Sri Lankan agency builds new shelters in Jaffna despite security problems
JAFFNA, Sri Lanka, July 25 (UNHCR) - Despite the deteriorating security situation in northern and eastern Sri Lanka, a UNHCR-funded organisation in Jaffna is pushing ahead with construction of new shelters for people displaced or made homeless during almost two decades of civil war.
The Jaffna Social Action Centre (JSAC) is building or upgrading more than 450 shelters across the Jaffna peninsula in northern Sri Lanka for families living in makeshift shelters on their own land or still displaced since the 2002 ceasefire between the Liberation Tigers of Tamil Eelam and the central government.
Tensions have been rising again between the separatists and government forces and mounting clashes have been reported in recent months from the north and east, both ethnic Tamil strongholds. But this has not deterred JSAC - whose skilled workers, technicians and support staff are all recruited locally - from continuing a project launched in February.
"We discussed the current situation and decided to overcome it," said Pathmanathan, JSAC's shelter project coordinator. "The people we are helping have been displaced for years. UNHCR has given us a golden opportunity to meet their needs so we just try to deal with the security problems."
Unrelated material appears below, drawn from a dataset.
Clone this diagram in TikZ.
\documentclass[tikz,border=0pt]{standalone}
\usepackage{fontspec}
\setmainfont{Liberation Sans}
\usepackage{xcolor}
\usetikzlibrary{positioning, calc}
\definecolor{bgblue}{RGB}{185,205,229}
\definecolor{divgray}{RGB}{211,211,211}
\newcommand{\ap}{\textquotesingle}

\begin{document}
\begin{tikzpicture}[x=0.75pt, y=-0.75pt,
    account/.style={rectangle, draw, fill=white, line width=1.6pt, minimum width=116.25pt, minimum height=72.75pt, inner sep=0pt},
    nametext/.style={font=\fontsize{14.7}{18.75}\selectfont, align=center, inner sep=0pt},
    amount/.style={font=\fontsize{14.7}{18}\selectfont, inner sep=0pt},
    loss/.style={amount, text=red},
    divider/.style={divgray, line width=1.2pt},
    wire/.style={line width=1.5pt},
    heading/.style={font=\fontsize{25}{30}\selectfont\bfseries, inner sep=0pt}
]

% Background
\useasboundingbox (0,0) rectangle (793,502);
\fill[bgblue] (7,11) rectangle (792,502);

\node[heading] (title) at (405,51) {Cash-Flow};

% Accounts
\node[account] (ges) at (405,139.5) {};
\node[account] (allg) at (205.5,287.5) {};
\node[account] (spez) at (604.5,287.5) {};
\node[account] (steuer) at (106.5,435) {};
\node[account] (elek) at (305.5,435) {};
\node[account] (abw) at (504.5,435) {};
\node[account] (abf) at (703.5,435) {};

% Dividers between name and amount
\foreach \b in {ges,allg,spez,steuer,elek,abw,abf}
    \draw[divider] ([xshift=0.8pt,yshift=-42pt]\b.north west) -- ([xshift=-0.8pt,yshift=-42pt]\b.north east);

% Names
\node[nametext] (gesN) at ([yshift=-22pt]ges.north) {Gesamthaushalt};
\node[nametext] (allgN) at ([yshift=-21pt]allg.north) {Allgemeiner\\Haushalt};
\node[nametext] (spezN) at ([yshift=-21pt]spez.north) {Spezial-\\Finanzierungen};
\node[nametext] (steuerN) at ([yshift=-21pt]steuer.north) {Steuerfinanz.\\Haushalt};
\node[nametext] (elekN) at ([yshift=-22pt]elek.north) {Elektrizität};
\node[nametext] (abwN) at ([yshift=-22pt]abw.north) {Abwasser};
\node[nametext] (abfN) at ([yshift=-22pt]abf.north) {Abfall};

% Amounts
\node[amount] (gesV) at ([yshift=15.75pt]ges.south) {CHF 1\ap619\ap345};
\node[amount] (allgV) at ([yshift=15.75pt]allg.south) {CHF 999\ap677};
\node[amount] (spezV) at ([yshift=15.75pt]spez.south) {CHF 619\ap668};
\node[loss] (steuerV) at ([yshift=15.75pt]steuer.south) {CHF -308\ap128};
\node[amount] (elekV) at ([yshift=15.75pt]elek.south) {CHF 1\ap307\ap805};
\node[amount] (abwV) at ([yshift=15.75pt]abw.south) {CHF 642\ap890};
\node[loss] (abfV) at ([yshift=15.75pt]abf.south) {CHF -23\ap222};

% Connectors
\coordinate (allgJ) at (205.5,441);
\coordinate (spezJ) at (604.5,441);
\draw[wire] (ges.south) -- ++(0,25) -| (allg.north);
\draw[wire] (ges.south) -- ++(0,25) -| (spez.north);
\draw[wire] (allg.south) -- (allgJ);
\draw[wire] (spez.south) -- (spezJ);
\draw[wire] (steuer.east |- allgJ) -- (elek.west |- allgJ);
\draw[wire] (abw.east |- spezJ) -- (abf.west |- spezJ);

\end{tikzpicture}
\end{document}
Hundreds of thousands of people were uprooted during the 1983-2002 conflict and more than 60,000 people remain displaced on the Jaffna peninsula. The deteriorating security situation threatens to swell their ranks.
JSAC is building 300 brick and wood shelters for displaced families, many of whom have been living in structures made of earth and palm leaves. The new homes will keep them dry and do not need regular, costly maintenance. The remaining 150 shelters - two-room brick structures, which can later be extended - are being built for people who have returned to their land.
"We've achieved a lot in a short period because of the beneficiaries," said Pathmanathan, attributing the programme's success to its owner-driven approach. The non-governmental organisation provides materials and technical assistance, but the home owners make sure the shelters get built on time and to good standards.
"In the past, masons and carpenters would come from different places, but now the security situation is restrictive," Pathmanathan noted. "If you have labourers from within the community, they come to work every day and have a sense of ownership," he added.
UNHCR has worked with the members of JSAC's shelter team since 1996, when they were employed by the former Ministry for Relief, Rehabilitation and Reconciliation. They moved to JSAC two years ago. UNHCR staff are impressed by the tenacity of the team members, who still work out of government offices.
"I often see JSAC field officers whizzing past my window on their motorbikes, even on weekends," remarked Edward Benson, acting head of UNHCR's field office in Jaffna.
"If the government offices are closed for any reason, the JSAC team comes to work out of our offices instead," he said, adding: "UNHCR lends weight where needed - trucking in cement ourselves to overcome restrictions on transporting materials, and providing T-shirts to help JSAC staff feel more secure in the field."
Since 2004, JSAC has constructed or upgraded 2,252 shelters with UNHCR funding, including temporary homes for people displaced by the devastating December 26, 2004 Indian Ocean tsunami. It has also provided or repaired nearly 300 lavatories, 160 wells and 17 community halls.
Finding people permanent homes is a challenge because there is not much land available in the Jaffna peninsula and many of the displaced come from areas regarded as high security zones.
But JSAC is optimistic. "It's not a job, it's a service," Pathmanathan explained. "We are building up people's confidence and preparing them for when development comes. Now they know how to build a house, nobody will be able to cheat them in future."